For all of Sears, net income rose less than 1 percent, to $239.3 million, or 70 cents a share, from $237.9 million, or 69 cents a share, a year earlier, the company said Monday. Revenue rose slightly to $14 billion.

Profits were flattened mostly by the $64.1 million deferred tax charge against the Allstate Insurance Group, which a spokesman said Sears expects to recoup because of a proposed revision in income tax accounting rules.

Without the charge, Sears` net income would have been $303.4 million, or 88 cents a share, for the period.

For the second quarter in a row, Sears` balance sheet showed the results of decisions made last year to lay off 33,000 employees from its huge retail work force. Those layoffs have been completed, a Sears spokesman said.

Retail profits rose to $156.9 million, though sales fell almost 3 percent, to almost $7.7 billion, as recession-weary consumers steered away from making major purchases from Sears` catalog or in its 863 stores.

”Sears has done something right for the first time in a long time, but it has to go a lot further,” said Kurt Barnard, author of industry newsletter Barnard`s Retail Marketing Report. ”Increasing profitable sales-that`s what makes the retail world go around.

”They let thousands of people go, but their sales have also dropped, which is an indication that Sears is not as much in favor as it was,” he said.

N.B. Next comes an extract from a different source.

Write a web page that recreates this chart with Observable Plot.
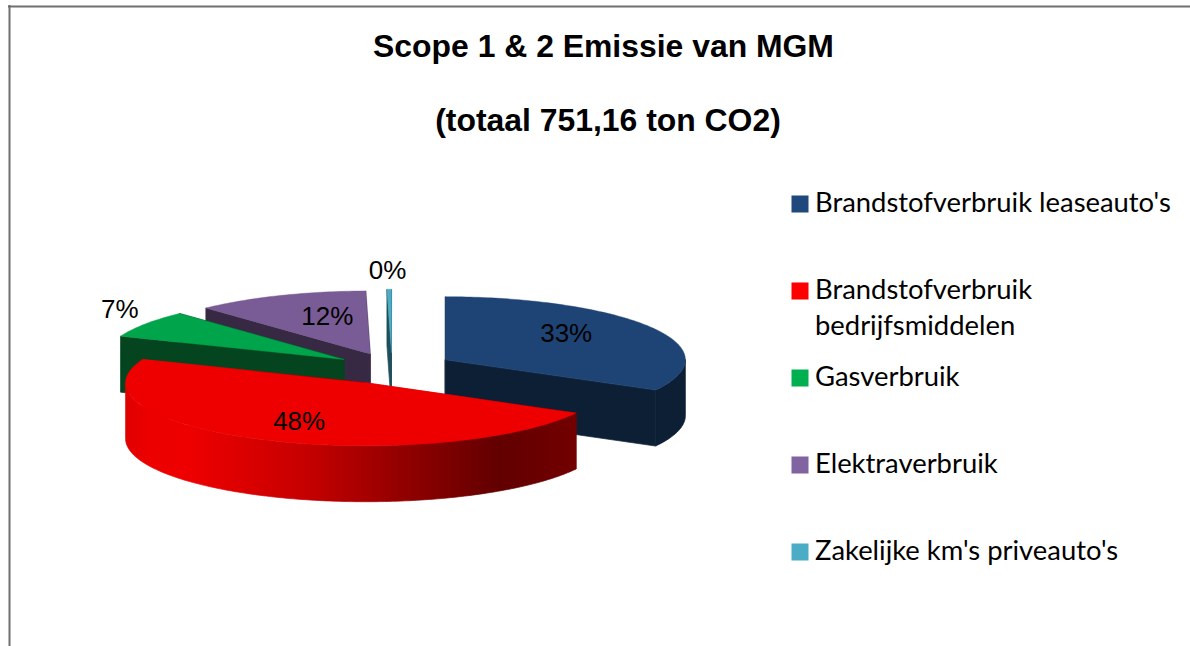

In the second quarter, overhead expenses ate up about 28 percent of every $1 worth of merchandise purchased by consumers. Though still high by industry standards, that figure marks an improvement in overhead costs, which once devoured 30 cents or more of every sales dollar.

”Twenty-eight percent still leaves them in an uncompetitive position with most other retailers with whom they compete,” Barnard noted, citing Wal- Mart Stores Inc.`s lean 16 percent cost ratio and K mart Corp.`s 22 to 23 percent.

”That`s still not good,” said Walter Loeb, president of the retail analysis firm Loeb Associates. ”They should be at 24 to 25 percent, and by the end of next year they could be.”

In a release accompanying Sears` results, Chairman Edward A. Brennan noted that the recession hurt domestic merchandise sales, especially those of durable goods such as appliances and furniture, on which Sears depends for two-thirds of its revenue.

Loeb said he believes that Sears` men`s and women`s apparel sales improved in the last quarter, which helped profits, but that sales from the catalog and of durable goods continued to pull down earnings.

”The catalog is probably off much more than anything else,” he added, referring to the division that sells about $4 billion in merchandise a year but hasn`t turned a profit for several years.

Top Sears executives are working on a program to bring profits back to the catalog division, which Brennan has said he will not close, despite rumors to the contrary.

Though most attention has focused on Sears` troubled merchandise operations, Allstate Insurance Group reported net income for the period of $75.7 million, down 47 percent from the year-earlier $142.2 million, mostly because of the special tax charge. Revenue rose 6.2 percent, to $4.81 billion. Dean Witter Reynolds Inc. reported net income of $90.6 million, up almost 56 percent, reflecting the continued growth of the subsidiary`s successful Discover card operations. About $48.2 million of that was attributed to Dean Witter`s credit services division, an 87 percent increase from a year earlier. Coldwell Banker Real Estate reported a loss of $3.1 million, which Sears officials said reflected a difference in the timing of property sales at Homart Development Co. Revenue rose to $437.7 million from $357.9 million.

For the first six months, Sears` profits have risen 28 percent, to $442 million from $344.2 million for the first half of 1990. But the performance still lags that of previous years, analysts note.

But one stock fund manager has been encouraged enough by Sears cost-cutting to place its stock among his top 10 positions in recent weeks.

Jeff Vinik, portfolio manager for Fidelity Investment`s Fidelity Growth & Income Fund, said he believes Sears will be among the ”early cycle”

beneficiaries of an economic recovery.

”The last time Sears did well was in 1982, 1984, when we were coming out of a recession. We`re coming out, and their costs are under excellent control,” he said.

Sears stock closed at $38.50, up 75 cents, Monday on the New York Stock Exchange.